# Aim
Skip every picture and transcribe the remaining material exactly.

# Dataset content
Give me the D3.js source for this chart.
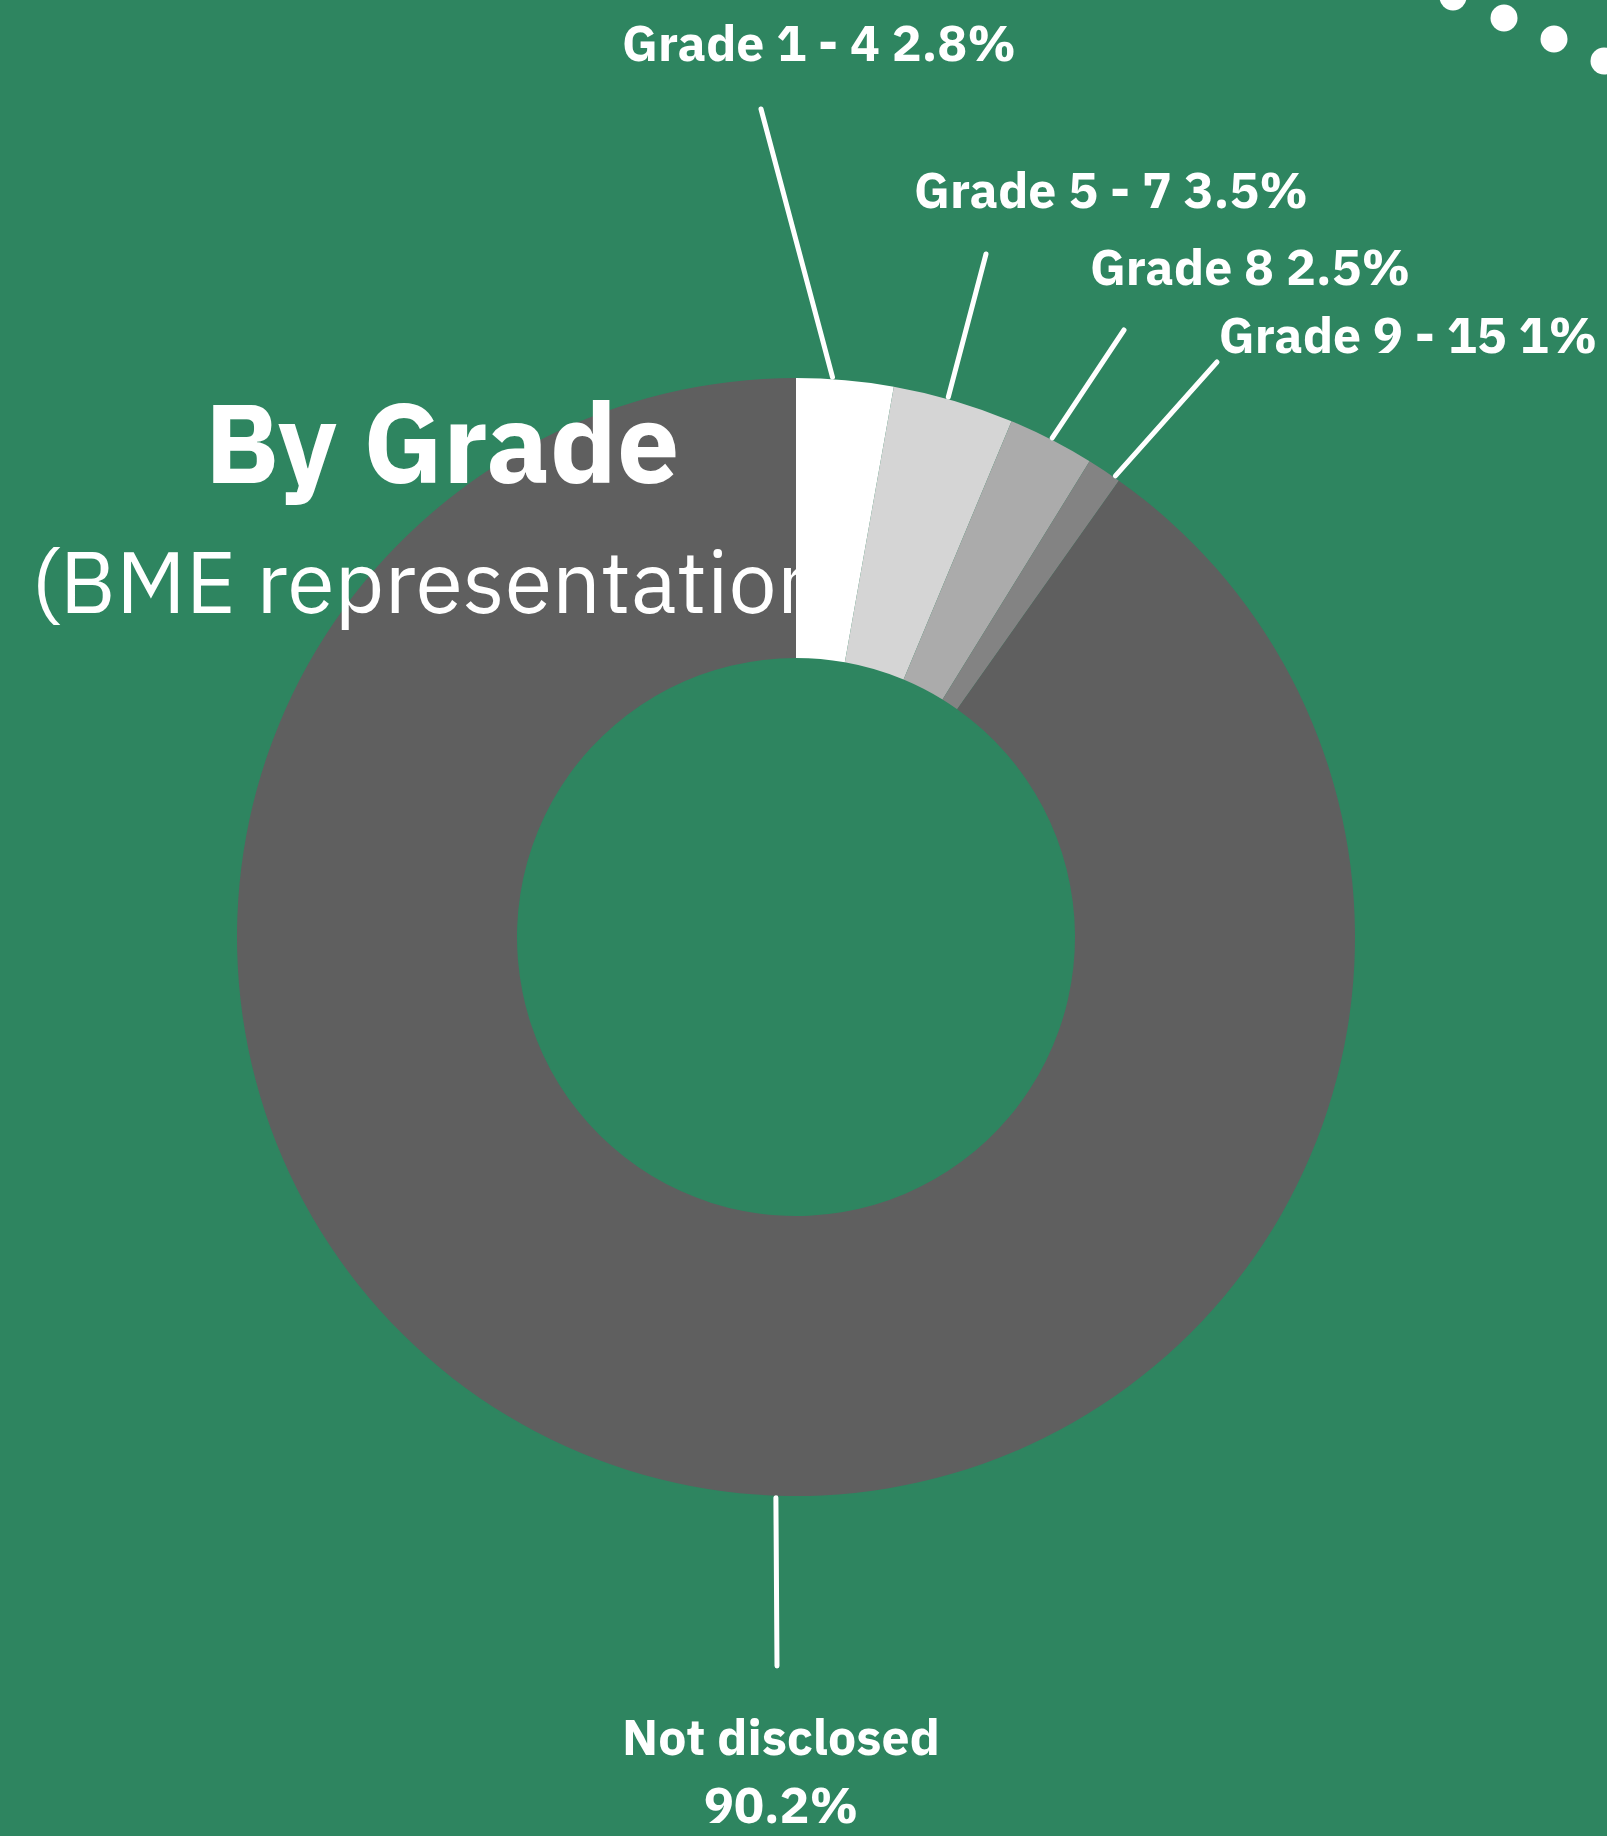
<!DOCTYPE html>
<html><head><meta charset="utf-8">
<script src="https://cdn.jsdelivr.net/npm/d3@7"></script>
<style>html,body{margin:0;padding:0;background:#2e8560;overflow:hidden}svg{display:block}</style>
</head><body>
<script>
// ---- data ----
const categories = ["Grade 1 - 4", "Grade 5 - 7", "Grade 8", "Grade 9 - 15", "Not disclosed"];
const values = [2.8, 3.5, 2.5, 1, 90.2];
const valueLabels = ["2.8%", "3.5%", "2.5%", "1%", "90.2%"];
const sliceColors = ["#ffffff", "#d5d5d5", "#ababab", "#838383", "#5f5f5f"];
const titleText = "By Grade";
const subtitleText = "(BME representation)";

// ---- layout ----
const W = 1607, H = 1836;
const cx = 796, cy = 937, rOuter = 559, rInner = 279;
const bg = "#2e8560";
const FONT = "'IBM Plex Sans','Noto Sans','Open Sans',sans-serif";
// leader: attach fraction within slice, label-end of line, label anchor
const labelLayout = [
  {t: 0.37, end: [761, 109], pos: [819, 61], inline: true},
  {t: 0.45, end: [986, 254], pos: [1111, 208], inline: true},
  {t: 0.50, end: [1124, 330], pos: [1250, 285], inline: true},
  {t: 0.84, end: [1217, 362], pos: [1408, 353], inline: true},
  {t: 0.452, end: [777, 1666], pos: [781, 1755], inline: false}
];
const decorDots = [[1453, -3], [1504, 18], [1554, 39], [1604, 61]];

const svg = d3.select("body").append("svg").attr("width", W).attr("height", H);
const defs = svg.append("defs");
defs.append("clipPath").attr("id", "subclip").attr("clipPathUnits", "userSpaceOnUse")
  .append("rect").attr("x", 0).attr("y", 500).attr("width", cx).attr("height", 160);

svg.append("rect").attr("width", W).attr("height", H).attr("fill", bg);

const pie = d3.pie().sort(null).value(d => d)(values);
const arc = d3.arc().innerRadius(rInner).outerRadius(rOuter);
const g = svg.append("g").attr("transform", `translate(${cx},${cy})`);
g.selectAll("path.slice").data(pie).join("path")
  .attr("class", "slice")
  .attr("d", arc)
  .attr("fill", (d, i) => sliceColors[i]);

// title
svg.append("text").attr("x", 442).attr("y", 483)
  .attr("text-anchor", "middle")
  .attr("font-family", FONT).attr("font-weight", 700).attr("font-size", 111)
  .attr("fill", "#fff").text(titleText);

svg.append("g").attr("clip-path", "url(#subclip)")
  .append("text").attr("x", 31).attr("y", 613)
  .attr("font-family", FONT).attr("font-weight", 400).attr("font-size", 86)
  .attr("fill", "#fff").text(subtitleText);

// leader lines
const lines = svg.append("g");
pie.forEach((d, i) => {
  const L = labelLayout[i];
  const a = d.startAngle + L.t * (d.endAngle - d.startAngle);
  const r = rOuter + 2;
  const x0 = cx + r * Math.sin(a), y0 = cy - r * Math.cos(a);
  lines.append("line")
    .attr("x1", x0).attr("y1", y0).attr("x2", L.end[0]).attr("y2", L.end[1])
    .attr("stroke", "#fff").attr("stroke-width", 5).attr("stroke-linecap", "round");
});

// labels
const lab = svg.append("g").attr("font-family", FONT).attr("font-weight", 700)
  .attr("font-size", 50).attr("fill", "#fff").attr("text-anchor", "middle");
pie.forEach((d, i) => {
  const L = labelLayout[i];
  const t = lab.append("text").attr("x", L.pos[0]).attr("y", L.pos[1]);
  if (L.inline) {
    t.text(categories[i] + " " + valueLabels[i]);
  } else {
    t.append("tspan").attr("x", L.pos[0]).text(categories[i]);
    t.append("tspan").attr("x", L.pos[0]).attr("dy", 68).text(valueLabels[i]);
  }
});

// decorative dots
svg.append("g").selectAll("circle").data(decorDots).join("circle")
  .attr("cx", d => d[0]).attr("cy", d => d[1]).attr("r", 13.5).attr("fill", "#fff");
</script>
</body></html>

# Response
Give me the D3.js source for this chart.
<!DOCTYPE html>
<html><head><meta charset="utf-8">
<script src="https://cdn.jsdelivr.net/npm/d3@7"></script>
<style>html,body{margin:0;padding:0;background:#2e8560;overflow:hidden}svg{display:block}</style>
</head><body>
<script>
// ---- data ----
const categories = ["Grade 1 - 4", "Grade 5 - 7", "Grade 8", "Grade 9 - 15", "Not disclosed"];
const values = [2.8, 3.5, 2.5, 1, 90.2];
const valueLabels = ["2.8%", "3.5%", "2.5%", "1%", "90.2%"];
const sliceColors = ["#ffffff", "#d5d5d5", "#ababab", "#838383", "#5f5f5f"];
const titleText = "By Grade";
const subtitleText = "(BME representation)";

// ---- layout ----
const W = 1607, H = 1836;
const cx = 796, cy = 937, rOuter = 559, rInner = 279;
const bg = "#2e8560";
const FONT = "'IBM Plex Sans','Noto Sans','Open Sans',sans-serif";
// leader: attach fraction within slice, label-end of line, label anchor
const labelLayout = [
  {t: 0.37, end: [761, 109], pos: [819, 61], inline: true},
  {t: 0.45, end: [986, 254], pos: [1111, 208], inline: true},
  {t: 0.50, end: [1124, 330], pos: [1250, 285], inline: true},
  {t: 0.84, end: [1217, 362], pos: [1408, 353], inline: true},
  {t: 0.452, end: [777, 1666], pos: [781, 1755], inline: false}
];
const decorDots = [[1453, -3], [1504, 18], [1554, 39], [1604, 61]];

const svg = d3.select("body").append("svg").attr("width", W).attr("height", H);
const defs = svg.append("defs");
defs.append("clipPath").attr("id", "subclip").attr("clipPathUnits", "userSpaceOnUse")
  .append("rect").attr("x", 0).attr("y", 500).attr("width", cx).attr("height", 160);

svg.append("rect").attr("width", W).attr("height", H).attr("fill", bg);

const pie = d3.pie().sort(null).value(d => d)(values);
const arc = d3.arc().innerRadius(rInner).outerRadius(rOuter);
const g = svg.append("g").attr("transform", `translate(${cx},${cy})`);
g.selectAll("path.slice").data(pie).join("path")
  .attr("class", "slice")
  .attr("d", arc)
  .attr("fill", (d, i) => sliceColors[i]);

// title
svg.append("text").attr("x", 442).attr("y", 483)
  .attr("text-anchor", "middle")
  .attr("font-family", FONT).attr("font-weight", 700).attr("font-size", 111)
  .attr("fill", "#fff").text(titleText);

svg.append("g").attr("clip-path", "url(#subclip)")
  .append("text").attr("x", 31).attr("y", 613)
  .attr("font-family", FONT).attr("font-weight", 400).attr("font-size", 86)
  .attr("fill", "#fff").text(subtitleText);

// leader lines
const lines = svg.append("g");
pie.forEach((d, i) => {
  const L = labelLayout[i];
  const a = d.startAngle + L.t * (d.endAngle - d.startAngle);
  const r = rOuter + 2;
  const x0 = cx + r * Math.sin(a), y0 = cy - r * Math.cos(a);
  lines.append("line")
    .attr("x1", x0).attr("y1", y0).attr("x2", L.end[0]).attr("y2", L.end[1])
    .attr("stroke", "#fff").attr("stroke-width", 5).attr("stroke-linecap", "round");
});

// labels
const lab = svg.append("g").attr("font-family", FONT).attr("font-weight", 700)
  .attr("font-size", 50).attr("fill", "#fff").attr("text-anchor", "middle");
pie.forEach((d, i) => {
  const L = labelLayout[i];
  const t = lab.append("text").attr("x", L.pos[0]).attr("y", L.pos[1]);
  if (L.inline) {
    t.text(categories[i] + " " + valueLabels[i]);
  } else {
    t.append("tspan").attr("x", L.pos[0]).text(categories[i]);
    t.append("tspan").attr("x", L.pos[0]).attr("dy", 68).text(valueLabels[i]);
  }
});

// decorative dots
svg.append("g").selectAll("circle").data(decorDots).join("circle")
  .attr("cx", d => d[0]).attr("cy", d => d[1]).attr("r", 13.5).attr("fill", "#fff");
</script>
</body></html>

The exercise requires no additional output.